Tifton lab helps company plan Georgia ethanol plant

TIFTON — If entrepreneurs Roger Reisert and Clint Thompson with C2Biofuels have their way, it’s not too late to change the course of history and use ethanol as the primary fuel for vehicles — as Henry Ford had planned.

According to the Ford Web site, that’s the fuel Ford planned for his Model T to use, but others of the time thought gasoline, or “Black Gold,” was the answer. With the ever-rising price of gasoline, it is now looking like Ford and the moonshiners had it right all along.

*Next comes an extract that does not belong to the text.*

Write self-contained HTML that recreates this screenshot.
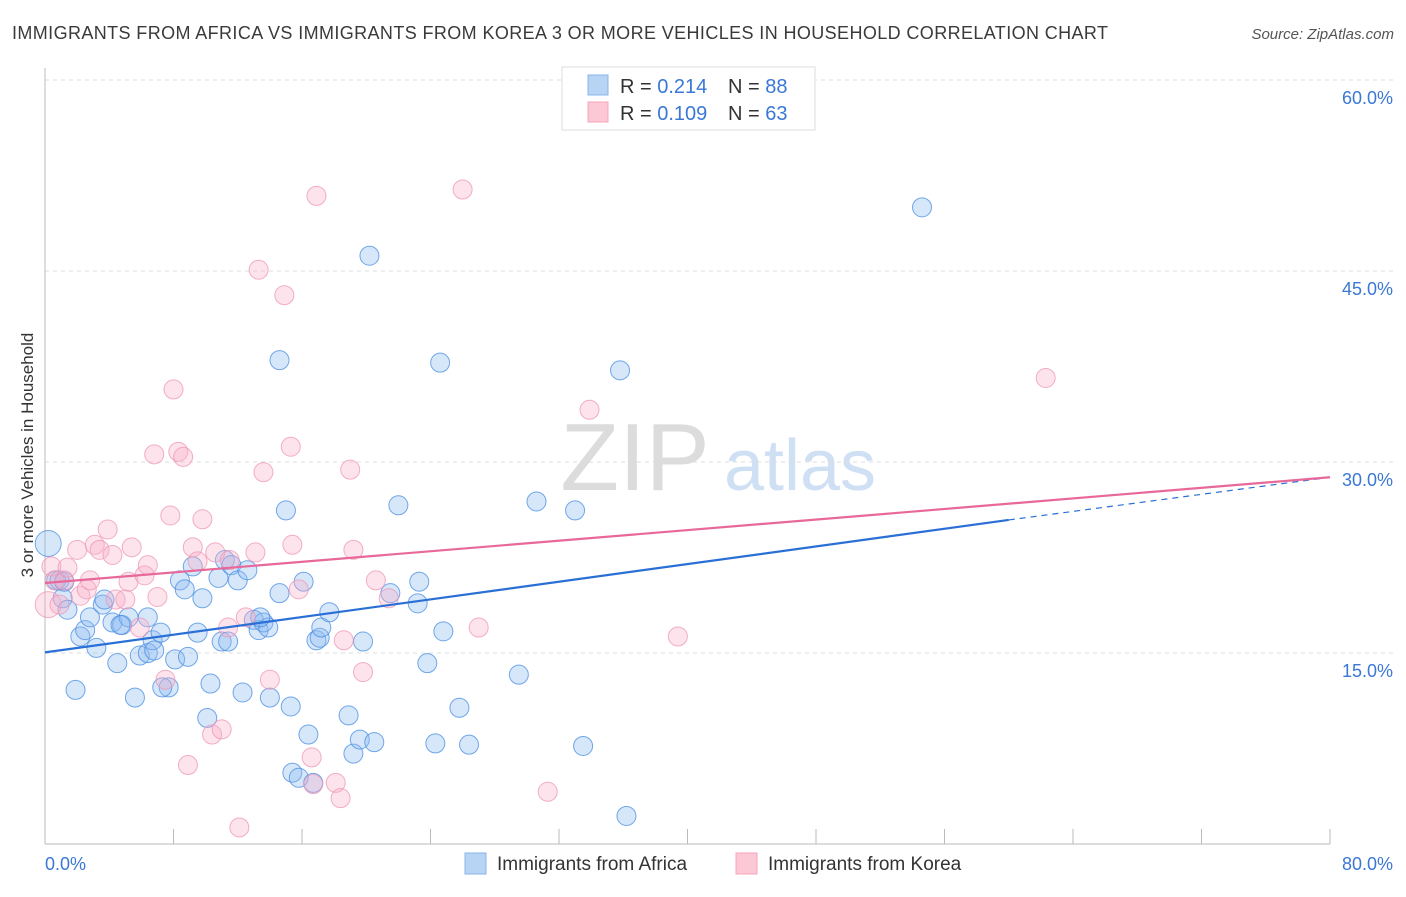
<!DOCTYPE html>
<html><head><meta charset="utf-8">
<style>
body{margin:0;background:#fff;font-family:"Liberation Sans",sans-serif;}
svg text{font-family:"Liberation Sans",sans-serif;}
</style></head>
<body>
<svg id="chart" width="1406" height="892" viewBox="0 0 1406 892" xmlns="http://www.w3.org/2000/svg">
<text x="12" y="39" font-size="18" fill="#3a3a3a" textLength="1096" lengthAdjust="spacing">IMMIGRANTS FROM AFRICA VS IMMIGRANTS FROM KOREA 3 OR MORE VEHICLES IN HOUSEHOLD CORRELATION CHART</text>
<text x="1394" y="39" font-size="15" fill="#555" font-style="italic" text-anchor="end">Source: ZipAtlas.com</text>
<g>
<text x="635" y="490" font-size="96" fill="#dcdcdc" font-family="Liberation Serif,serif" text-anchor="middle">ZIP</text>
<text x="800" y="490" font-size="72" fill="#cfe0f4" text-anchor="middle">atlas</text>
</g>
<g id="grid"></g>
<g id="axes"></g>
<g id="marks"></g>
<g id="lines"></g>
<text transform="translate(33,455) rotate(-90)" font-size="17" fill="#333" text-anchor="middle">3 or more Vehicles in Household</text>
<g>
<rect x="562" y="67" width="253" height="63" fill="#fff" stroke="#ddd"/>
<rect x="588" y="75" width="20" height="20" fill="#b8d4f5" stroke="#8ab4e8"/>
<rect x="588" y="102" width="20" height="20" fill="#fcc8d6" stroke="#f3a5bb"/>
<text x="620" y="93" font-size="20" fill="#333">R = <tspan fill="#3a78d4">0.214</tspan></text>
<text x="728" y="93" font-size="20" fill="#333">N = <tspan fill="#3a78d4">88</tspan></text>
<text x="620" y="120" font-size="20" fill="#333">R = <tspan fill="#3a78d4">0.109</tspan></text>
<text x="728" y="120" font-size="20" fill="#333">N = <tspan fill="#3a78d4">63</tspan></text>
</g>
<g>
<rect x="465" y="853" width="21" height="21" fill="#b8d4f5" stroke="#8ab4e8"/>
<text x="497" y="870" font-size="19" fill="#333">Immigrants from Africa</text>
<rect x="736" y="853" width="21" height="21" fill="#fcc8d6" stroke="#f3a5bb"/>
<text x="768" y="870" font-size="19" fill="#333">Immigrants from Korea</text>
</g>
</svg>
<script>
const yTicks=[15,30,45,60];
const yTickLabels=["15.0%","30.0%","45.0%","60.0%"];
const xTicks=[0,8,16,24,32,40,48,56,64,72,80];
const xEndLabels=["0.0%","80.0%"];
const africaX=[0.2,0.7,1.1,1.4,1.9,2.2,2.5,2.8,3.2,3.6,3.7,4.2,4.5,4.8,5.2,5.6,5.9,6.4,6.7,6.8,7.2,7.7,8.1,8.4,8.7,8.9,9.2,9.5,9.8,10.1,10.3,10.8,11.0,11.2,11.4,11.6,12.0,12.3,12.6,13.0,13.3,13.6,13.9,14.0,14.6,14.6,15.0,15.3,15.4,15.8,16.1,16.4,16.7,16.9,17.1,17.2,17.7,18.9,19.2,19.6,19.8,20.2,20.5,21.5,22.0,23.2,23.3,23.8,24.3,24.6,24.8,25.8,26.4,29.5,30.6,33.0,33.5,35.8,36.2,54.6,13.4,6.4,7.3,0.9,1.2,4.7];
const africaY=[23.6,20.7,19.3,18.4,12.1,16.3,16.8,17.8,15.4,18.8,19.2,17.4,14.2,17.2,17.8,11.5,14.8,15.0,16.0,15.2,16.6,12.3,14.5,20.7,20.0,14.7,21.8,16.6,19.3,9.9,12.6,20.9,15.9,22.3,15.9,21.9,20.7,11.9,21.5,17.6,16.8,17.4,17.0,11.5,19.7,38.0,26.2,10.8,5.6,5.2,20.6,8.6,4.8,16.0,16.2,17.0,18.2,10.1,7.1,8.2,15.9,46.2,8.0,19.7,26.6,18.9,20.6,14.2,7.9,37.8,16.7,10.7,7.8,13.3,26.9,26.2,7.7,37.2,2.2,50.0,17.8,17.8,12.3,20.7,20.6,17.2];
const koreaX=[0.2,0.4,0.6,1.2,1.4,2.0,2.2,2.6,3.1,3.4,3.9,4.2,4.4,5.0,5.2,5.4,5.9,6.2,6.4,6.8,7.0,7.5,7.8,8.0,8.3,8.6,9.2,9.5,9.8,10.4,10.6,11.0,11.4,12.1,12.5,13.1,13.3,13.6,14.0,14.9,15.3,15.4,15.8,16.6,16.7,16.9,18.1,18.4,18.6,19.0,19.2,19.8,20.6,21.4,26.0,27.0,31.3,33.9,39.4,62.3,0.9,2.8,11.5,8.9];
const koreaY=[18.8,21.8,20.7,20.7,21.7,23.1,19.5,20.0,23.5,23.1,24.7,22.7,19.2,19.2,20.6,23.3,17.0,21.1,21.9,30.6,19.4,12.9,25.8,35.7,30.8,30.4,23.3,22.2,25.5,8.6,22.9,9.0,17.0,1.3,17.8,22.9,45.1,29.2,12.9,43.1,31.2,23.5,20.0,6.8,4.7,50.9,4.8,3.6,16.0,29.4,23.1,13.5,20.7,19.3,51.4,17.0,4.1,34.1,16.3,36.6,18.8,20.7,22.3,6.2];
const africaFit=[[0,15.05],[60,25.45],[80,28.8]];
const koreaFit=[[0,20.5],[80,28.8]];
const NS="http://www.w3.org/2000/svg";
const sx=v=>45+v*(1285/80);
const sy=v=>844-v*(764/60);
function mk(tag,attrs,parent){const e=document.createElementNS(NS,tag);for(const k in attrs)e.setAttribute(k,attrs[k]);document.getElementById(parent).appendChild(e);return e;}
yTicks.forEach((t,i)=>{
 const g=mk('line',{x1:45,x2:1394,y1:sy(t),y2:sy(t),stroke:'#ddd','stroke-dasharray':'4 4'},'grid');
 
 
 const l=mk('text',{x:1393,y:sy(t)+24,'font-size':18,fill:'#3a78d4','text-anchor':'end'},'axes');
 l.textContent=yTickLabels[i];
 
 
});
const ya=mk('line',{x1:45,x2:45,y1:68,y2:844,stroke:'#bbb'},'axes');


const xa=mk('line',{x1:45,x2:1330,y1:844,y2:844,stroke:'#bbb'},'axes');


xTicks.forEach(t=>{
 const tk=mk('line',{x1:sx(t),x2:sx(t),y1:829,y2:844,stroke:'#bbb'},'axes');
 
 
});
const xl0=mk('text',{x:45,y:870,'font-size':18,fill:'#3a78d4'},'axes');
xl0.textContent=xEndLabels[0];


const xl1=mk('text',{x:1393,y:870,'font-size':18,fill:'#3a78d4','text-anchor':'end'},'axes');
xl1.textContent=xEndLabels[1];


africaX.forEach((x,i)=>{
 const c=mk('circle',{cx:sx(x),cy:sy(africaY[i]),r:i===0?13:9.5,fill:'rgba(140,185,240,0.35)',stroke:'rgba(70,140,225,0.75)','stroke-width':1},'marks');
 
 
});
koreaX.forEach((x,i)=>{
 const c=mk('circle',{cx:sx(x),cy:sy(koreaY[i]),r:i===0?13:9.5,fill:'rgba(248,175,200,0.35)',stroke:'rgba(238,150,180,0.75)','stroke-width':1},'marks');
 
 
});
const b1=mk('line',{x1:sx(africaFit[0][0]),y1:sy(africaFit[0][1]),x2:sx(africaFit[1][0]),y2:sy(africaFit[1][1]),stroke:'#2a6fd6','stroke-width':2.2},'lines');


const b2=mk('line',{x1:sx(africaFit[1][0]),y1:sy(africaFit[1][1]),x2:sx(africaFit[2][0]),y2:sy(africaFit[2][1]),stroke:'#2a6fd6','stroke-width':1.2,'stroke-dasharray':'6 5'},'lines');


const p1=mk('line',{x1:sx(koreaFit[0][0]),y1:sy(koreaFit[0][1]),x2:sx(koreaFit[1][0]),y2:sy(koreaFit[1][1]),stroke:'#e8689a','stroke-width':2.2},'lines');


</script>
</body></html>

C2Biofuels, an alternative fuel technology company backed by Georgia entrepreneur and investor Glen P. Robinson Jr., uses one of Georgia’s sustainable resources — pine trees — to create ethanol.

The idea of producing ethanol from plants is not new. While converting plant starch is the fundamental principle in making moonshine, it is also the green technology used in the conversion of corn into ethanol for fuel. C2Biofuel’s distinction is using pine trees instead of corn to create ethanol.

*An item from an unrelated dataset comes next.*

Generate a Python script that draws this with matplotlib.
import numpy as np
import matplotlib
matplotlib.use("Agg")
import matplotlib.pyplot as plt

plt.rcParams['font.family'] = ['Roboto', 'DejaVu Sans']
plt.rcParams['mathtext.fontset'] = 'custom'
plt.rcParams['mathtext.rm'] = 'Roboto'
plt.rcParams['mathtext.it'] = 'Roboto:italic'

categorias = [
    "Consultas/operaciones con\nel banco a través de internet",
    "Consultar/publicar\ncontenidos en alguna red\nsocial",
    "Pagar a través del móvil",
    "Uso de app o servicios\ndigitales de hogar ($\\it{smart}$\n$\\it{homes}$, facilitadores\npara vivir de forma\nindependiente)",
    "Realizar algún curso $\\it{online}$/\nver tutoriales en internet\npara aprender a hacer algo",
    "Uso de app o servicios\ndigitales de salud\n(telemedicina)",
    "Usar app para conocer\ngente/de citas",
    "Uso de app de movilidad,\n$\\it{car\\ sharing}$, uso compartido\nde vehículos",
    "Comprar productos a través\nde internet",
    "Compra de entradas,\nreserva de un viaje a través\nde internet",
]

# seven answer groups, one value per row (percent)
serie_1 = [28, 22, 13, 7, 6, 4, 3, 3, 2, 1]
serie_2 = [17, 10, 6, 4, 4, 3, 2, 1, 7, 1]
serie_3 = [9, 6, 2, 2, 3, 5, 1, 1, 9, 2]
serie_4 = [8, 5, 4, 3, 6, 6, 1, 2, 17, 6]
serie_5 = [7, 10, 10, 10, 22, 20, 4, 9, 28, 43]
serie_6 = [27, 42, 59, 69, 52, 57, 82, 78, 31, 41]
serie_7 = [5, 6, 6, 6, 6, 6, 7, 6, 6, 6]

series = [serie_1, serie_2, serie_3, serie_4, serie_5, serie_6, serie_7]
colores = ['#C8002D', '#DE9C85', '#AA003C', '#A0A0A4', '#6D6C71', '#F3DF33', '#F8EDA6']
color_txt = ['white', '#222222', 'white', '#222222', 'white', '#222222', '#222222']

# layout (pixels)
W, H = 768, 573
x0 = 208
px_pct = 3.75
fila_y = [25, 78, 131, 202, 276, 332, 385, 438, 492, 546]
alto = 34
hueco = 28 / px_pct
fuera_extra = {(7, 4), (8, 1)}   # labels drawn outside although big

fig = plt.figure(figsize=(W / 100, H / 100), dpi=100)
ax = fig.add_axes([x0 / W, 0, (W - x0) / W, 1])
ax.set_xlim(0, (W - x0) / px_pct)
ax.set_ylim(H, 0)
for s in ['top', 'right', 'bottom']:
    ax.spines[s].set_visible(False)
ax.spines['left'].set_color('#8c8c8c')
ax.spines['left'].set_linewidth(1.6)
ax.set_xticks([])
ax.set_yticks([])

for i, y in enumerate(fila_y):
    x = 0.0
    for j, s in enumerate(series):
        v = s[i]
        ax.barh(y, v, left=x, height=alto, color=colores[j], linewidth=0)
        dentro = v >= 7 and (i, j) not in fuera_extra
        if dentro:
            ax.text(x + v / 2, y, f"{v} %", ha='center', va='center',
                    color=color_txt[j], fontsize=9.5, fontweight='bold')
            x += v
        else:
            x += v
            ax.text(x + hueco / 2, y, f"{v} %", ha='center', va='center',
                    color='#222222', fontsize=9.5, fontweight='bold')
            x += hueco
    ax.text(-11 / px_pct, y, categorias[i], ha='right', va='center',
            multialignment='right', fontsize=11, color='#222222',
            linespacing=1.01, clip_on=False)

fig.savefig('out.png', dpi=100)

While Reisert and Thompson, who both have extensive experience in the petroleum and alternative fuel industries, had made significant initial progress in their quest, additional engineering was needed to perfect the process.

“At that point, Wayne Hodges of Georgia Tech’s Enterprise Innovation Institute, directed us to the Agriculture Innovation Center in Tifton,” Reisert said.

Reisert said that the center in Tifton helped them obtain a $100,000 matching innovation grant to pay for the team to search for sites to locate and pay key people in the operation.

“We like to say Bill Boone and the team at the Agriculture Innovation Center provided our company with an ‘enabling environment,’” Reisert said.

Dr. Sam Shelton, director of the Strategic Energy Initiative at the Georgia Institute of Technology, guides the ongoing engineering work. Researchers at Georgia Tech have been joined by Dr. Joy Peterson at the University of Georgia to work on optimizing the process of accessing the sugars in the pine trees and choosing the optimal enzymes for breaking down sugars for the ultimate conversion to ethanol.